In the days of President Harry Truman, relations between the United States and the Middle East weren’t so sour.

In 1952, everything changed.

The United Kingdom was planning to depose the newly democratically elected prime minister of Iran: Prime Minister Mossadegh. He is the man seated in the photograph above.

Mossadegh had quickly become the archenemy of the UK.

Tensions worsened when he began making calls for the nationalization of Iranian oil.  For so long, foreign nations, or colonialists, as they were called, had been exploiting the Iran’s vast oil wealth, leaving the majority of the population extremely impoverished (All the Shah’s Men, Kinzer).

Through the sly tactics of English government officials,  the United Kingdom convinced the Americans to tag along. The key word was communism, which was all the Americans needed to hear.

After the Cold War however, it became increasingly clear that communism was not the threat. It was a much deeper issue.

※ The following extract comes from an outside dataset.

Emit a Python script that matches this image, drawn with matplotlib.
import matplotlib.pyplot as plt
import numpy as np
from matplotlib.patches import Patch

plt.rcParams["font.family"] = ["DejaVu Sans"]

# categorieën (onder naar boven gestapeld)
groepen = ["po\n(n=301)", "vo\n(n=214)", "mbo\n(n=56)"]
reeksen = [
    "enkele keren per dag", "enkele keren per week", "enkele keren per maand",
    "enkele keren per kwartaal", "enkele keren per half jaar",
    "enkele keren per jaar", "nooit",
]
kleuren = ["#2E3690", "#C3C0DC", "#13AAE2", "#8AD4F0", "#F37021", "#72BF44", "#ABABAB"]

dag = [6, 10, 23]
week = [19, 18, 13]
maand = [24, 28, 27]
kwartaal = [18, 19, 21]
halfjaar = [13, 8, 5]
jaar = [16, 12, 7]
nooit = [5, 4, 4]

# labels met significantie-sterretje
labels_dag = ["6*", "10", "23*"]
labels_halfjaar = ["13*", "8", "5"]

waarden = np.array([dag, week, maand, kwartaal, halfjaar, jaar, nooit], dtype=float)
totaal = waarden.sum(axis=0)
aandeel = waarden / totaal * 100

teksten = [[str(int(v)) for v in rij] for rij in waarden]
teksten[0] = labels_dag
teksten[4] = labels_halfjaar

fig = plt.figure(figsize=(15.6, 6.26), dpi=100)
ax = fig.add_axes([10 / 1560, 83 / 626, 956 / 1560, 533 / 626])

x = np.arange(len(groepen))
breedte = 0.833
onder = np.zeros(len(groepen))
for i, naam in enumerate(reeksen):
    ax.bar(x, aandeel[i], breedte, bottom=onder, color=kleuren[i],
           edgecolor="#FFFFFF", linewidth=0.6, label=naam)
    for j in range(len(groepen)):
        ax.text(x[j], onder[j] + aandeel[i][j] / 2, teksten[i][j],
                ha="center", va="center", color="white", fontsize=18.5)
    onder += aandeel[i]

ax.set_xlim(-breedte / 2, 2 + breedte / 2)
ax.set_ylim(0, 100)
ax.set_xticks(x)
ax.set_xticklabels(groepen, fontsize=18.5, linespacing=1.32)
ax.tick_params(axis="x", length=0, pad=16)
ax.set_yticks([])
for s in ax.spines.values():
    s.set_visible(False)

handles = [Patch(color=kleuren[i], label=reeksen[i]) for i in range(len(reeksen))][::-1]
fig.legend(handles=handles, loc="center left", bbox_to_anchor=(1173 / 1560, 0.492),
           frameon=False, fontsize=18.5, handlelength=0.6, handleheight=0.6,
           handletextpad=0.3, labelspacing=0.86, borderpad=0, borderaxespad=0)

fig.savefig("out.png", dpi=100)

For centuries, the West exploited countries for their resources. Nations like Iran, Syria, and countries outside the Middle East like Venezuela and Cuba, did not embrace communism simply to spite the West. On the contrary, they were doing the exact opposite. Iranians and Syrians alike began making the same demands that their American counterparts made in their early history – that they be granted the right to collect the fruits of their labor and to profit off the wealth of their natural resources. Both of these demands are fundamental principles of free market economics.

Ironically though, the U.K., with the help of the U.S., did what ever they could to prevent these countries from doing just that. They did this by conducting covert coup d’etats and assassinations. They financed monarchies and even bribed foreigners to stir uprisings in their own countries (All the Shah’s Men, Kinzer).

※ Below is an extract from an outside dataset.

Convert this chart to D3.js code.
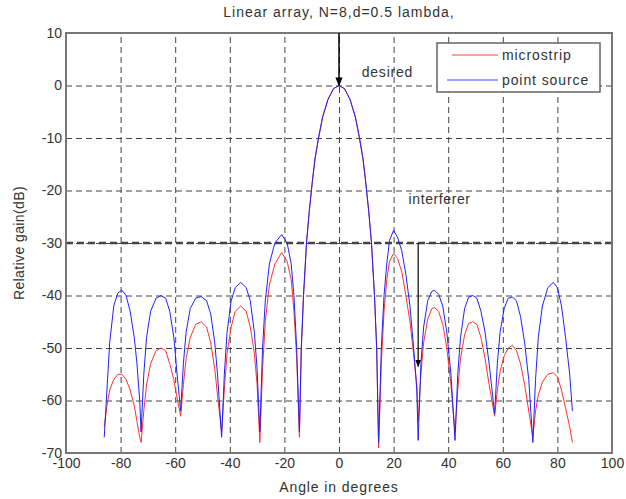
<!DOCTYPE html>
<html>
<head>
<meta charset="utf-8">
<script src="https://cdn.jsdelivr.net/npm/d3@7"></script>
<style>
  body { margin: 0; background: #fff; }
  text { font-family: "Liberation Sans", Arial, sans-serif; fill: #333; }
</style>
</head>
<body>
<svg id="chart" width="626" height="499"></svg>
<script>
// angle (deg) of each sample
const angles = [
  -86, -85, -84, -82.5, -81, -79.5, -78, -76.5, -75, -74, -73, -72.5,
  -71.5, -70.5, -69, -67, -65.2, -63.5, -62, -60.5, -59.5, -58,
  -57, -56, -54.5, -52.5, -50.5, -48.5, -47, -45.5, -44.5, -43,
  -42, -41, -39.5, -38, -36, -34, -32.5, -31, -30, -29,
  -28, -27, -25.5, -23.5, -21, -19, -17.5, -16.5, -15.5, -14.5,
  -13.8, -13, -11.9, -10.9, -9.7, -8.8, -7.5, -6, -4, -2, 0,
  2, 4, 6, 7.5, 8.8, 9.7, 10.9, 11.9, 13, 13.8, 14.5,
  15.5, 16.5, 17.5, 18.5, 20, 21.5, 23, 24.5, 26, 27.5, 28.5, 29,
  30, 31, 32.5, 34, 35, 36.5, 38, 39.5, 41, 42.5,
  43.5, 44.5, 46, 47.5, 49, 50.5, 52, 53.5, 55, 57,
  58, 59, 60.5, 62, 63.5, 65, 66.5, 68, 69.5, 71,
  72, 73, 74.5, 76.5, 78.5, 80, 81.5, 83, 84.5, 85.5
];

const microstrip = [
  -65, -61, -58, -56, -55, -55, -56, -58, -61, -64, -67, -68,
  -62, -57, -53, -50.5, -50, -50.5, -53, -56, -59, -63,
  -57, -52, -48, -45.5, -45, -46, -49, -54, -59, -66,
  -58, -51, -46, -43, -42, -43, -46, -51, -57, -68,
  -54, -45, -38, -34, -31.8, -33.5, -37, -43, -52, -67,
  -50, -40, -30, -24, -18, -14, -10, -6, -2.6, -0.6, 0,
  -0.6, -2.6, -6, -10, -14, -18, -24, -30, -40, -50, -69,
  -53, -43, -37, -33.5, -32, -33, -35.5, -40, -45, -52, -57, -64,
  -55, -49, -44.5, -42.5, -42.3, -43, -45.5, -50, -57, -66,
  -58, -52, -47.5, -45.3, -45, -45.5, -48, -52, -57, -63,
  -58, -54.5, -51.5, -50, -49.5, -50.5, -53, -57, -62, -67,
  -62, -59, -56.5, -55, -54.7, -55.5, -58, -61.5, -65, -68
];

const pointSource = [
  -67, -58, -49, -42, -39.5, -39, -40, -43, -48, -53, -60, -66,
  -55, -48, -43, -40.5, -40, -40.5, -43, -48, -54, -62,
  -53, -47, -42.5, -40.5, -40.2, -41, -43.5, -49, -55, -67,
  -55, -47, -41, -38.5, -37.5, -38.5, -41, -47, -54, -66,
  -50, -41, -34, -30, -28.4, -30, -34, -40, -50, -66,
  -50, -40, -30, -24, -18, -14, -10, -6, -2.6, -0.6, 0,
  -0.6, -2.6, -6, -10, -14, -18, -24, -30, -40, -50, -68,
  -50, -40, -34, -29.5, -27.6, -29, -31.5, -36, -42, -51, -58, -67.6,
  -53, -46, -41, -39.2, -39, -39.8, -42, -47, -55, -67.6,
  -55, -48, -42.5, -40.3, -40, -40.5, -43, -47, -53, -62.5,
  -53, -47, -42.5, -40.5, -40.3, -41, -44, -49, -56, -68,
  -56, -48, -42, -38.5, -37.5, -38.5, -42, -48, -55, -62
];

const xTicks = [-100, -80, -60, -40, -20, 0, 20, 40, 60, 80, 100];
const yTicks = [-70, -60, -50, -40, -30, -20, -10, 0, 10];

const svg = d3.select('#chart');
const margin = { top: 33, right: 14, bottom: 46, left: 66 };
const innerWidth = 626 - margin.left - margin.right;
const innerHeight = 499 - margin.top - margin.bottom;

const xScale = d3.scaleLinear().domain([-100, 100]).range([0, innerWidth]);
const yScale = d3.scaleLinear().domain([-70, 10]).range([innerHeight, 0]);

const g = svg.append('g')
  .attr('transform', `translate(${margin.left},${margin.top})`);

svg.append('defs').append('marker')
    .attr('id', 'arrow')
    .attr('viewBox', '0 0 10 10')
    .attr('refX', 9).attr('refY', 5)
    .attr('markerWidth', 6).attr('markerHeight', 7)
    .attr('orient', 'auto')
  .append('path')
    .attr('d', 'M0,1 L10,5 L0,9 z')
    .attr('fill', '#000');

// grid + tick labels (plain hyphen minus, as in the original)
const xAxis = d3.axisBottom(xScale)
  .tickValues(xTicks)
  .tickFormat(d => String(d))
  .tickSize(-innerHeight)
  .tickPadding(5);
const yAxis = d3.axisLeft(yScale)
  .tickValues(yTicks)
  .tickFormat(d => String(d))
  .tickSize(-innerWidth)
  .tickPadding(4);

const xAxisG = g.append('g')
  .attr('transform', `translate(0,${innerHeight})`)
  .call(xAxis);
const yAxisG = g.append('g').call(yAxis);

[xAxisG, yAxisG].forEach(a => {
  a.select('.domain').remove();
  a.selectAll('.tick line')
    .attr('stroke', '#444')
    .attr('stroke-dasharray', '6,4');
  a.selectAll('.tick text')
    .attr('font-size', 14)
    .attr('fill', '#333')
    .style('font-family', '"Liberation Sans", Arial, sans-serif');
});

// thick dashed line at -30
g.append('line')
  .attr('x1', 0).attr('x2', innerWidth)
  .attr('y1', yScale(-30)).attr('y2', yScale(-30))
  .attr('stroke', '#444')
  .attr('stroke-width', 2.5)
  .attr('stroke-dasharray', '7,4');

// curves
const line = d3.line()
  .x((d, i) => xScale(angles[i]))
  .y(d => yScale(d));

g.append('path').datum(microstrip)
  .attr('d', line)
  .attr('fill', 'none')
  .attr('stroke', '#ff3030')
  .attr('stroke-width', 1);

g.append('path').datum(pointSource)
  .attr('d', line)
  .attr('fill', 'none')
  .attr('stroke', '#2020ff')
  .attr('stroke-width', 1);

// frame
g.append('rect')
  .attr('width', innerWidth)
  .attr('height', innerHeight)
  .attr('fill', 'none')
  .attr('stroke', '#777')
  .attr('stroke-width', 2);

// annotations
g.append('line')
  .attr('x1', xScale(0)).attr('x2', xScale(0))
  .attr('y1', yScale(10)).attr('y2', yScale(0))
  .attr('stroke', '#000').attr('stroke-width', 1.5)
  .attr('marker-end', 'url(#arrow)');
g.append('text')
  .attr('x', xScale(8.3)).attr('y', yScale(1.6))
  .attr('font-size', 14)
  .attr('letter-spacing', 0.8)
  .text('desired');

g.append('line')
  .attr('x1', xScale(29)).attr('x2', xScale(29))
  .attr('y1', yScale(-30)).attr('y2', yScale(-53.5))
  .attr('stroke', '#000').attr('stroke-width', 1.2)
  .attr('marker-end', 'url(#arrow)');
g.append('text')
  .attr('x', xScale(25.5)).attr('y', yScale(-22.5))
  .attr('font-size', 14)
  .attr('letter-spacing', 0.6)
  .text('interferer');

// legend
const legend = svg.append('g').attr('transform', 'translate(437,43)');
legend.append('rect')
  .attr('width', 163).attr('height', 49)
  .attr('fill', '#fff')
  .attr('stroke', '#666').attr('stroke-width', 1.5);
const legendItems = [
  { label: 'microstrip', color: '#ff8080', x1: 15 },
  { label: 'point source', color: '#8080ff', x1: 10 }
];
legendItems.forEach((d, i) => {
  const y = 12 + i * 25;
  legend.append('line')
    .attr('x1', d.x1).attr('x2', 61)
    .attr('y1', y).attr('y2', y)
    .attr('stroke', d.color).attr('stroke-width', 1.5);
  legend.append('text')
    .attr('x', 65).attr('y', y + 5)
    .attr('font-size', 14)
    .attr('letter-spacing', 0.9)
    .text(d.label);
});

// titles
svg.append('text')
  .attr('x', margin.left + xScale(0)).attr('y', 17)
  .attr('text-anchor', 'middle')
  .attr('font-size', 14)
  .attr('letter-spacing', 1)
  .text('Linear array, N=8,d=0.5 lambda,');

svg.append('text')
  .attr('x', margin.left + xScale(0)).attr('y', 492)
  .attr('text-anchor', 'middle')
  .attr('font-size', 14)
  .attr('letter-spacing', 0.9)
  .text('Angle in degrees');

svg.append('text')
  .attr('transform', `translate(24,${margin.top + innerHeight / 2}) rotate(-90)`)
  .attr('text-anchor', 'middle')
  .attr('font-size', 14)
  .attr('letter-spacing', 0.4)
  .text('Relative gain(dB)');
</script>
</body>
</html>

What is even more ironic is that the countries stirring these uprisings, namely the U.K. and the U.S., tout Western principles of freedom and democracy, while, simultaneously, investing in movements led by Islamic fundamentalists and tyrannical monarchies abroad.

In Iran, for example, one Islamic cleric turned against the popularly elected leader Prime Minister Mossadegh. A day later he received $10,000 from the CIA.

Incidents like these are scattered throughout the twentieth century. They only serve to illuminate the truth behind the politics of the Middle East. Even more so, they force me to question the current chaos gripping the Middle East today.

I ask myself questions like, who is behind these Arab protests? Are they really genuine? And why are countries like Saudi Arabia not being scrutinized for their brutal suppression of pro-democracy protests in Bahrain?

Perhaps it is for the same reason that the U.K. orchestrated the coup d’etat against Prime Minister Mossadegh in 1952 – to preserve their grasp on the oil wealth of the Middle East.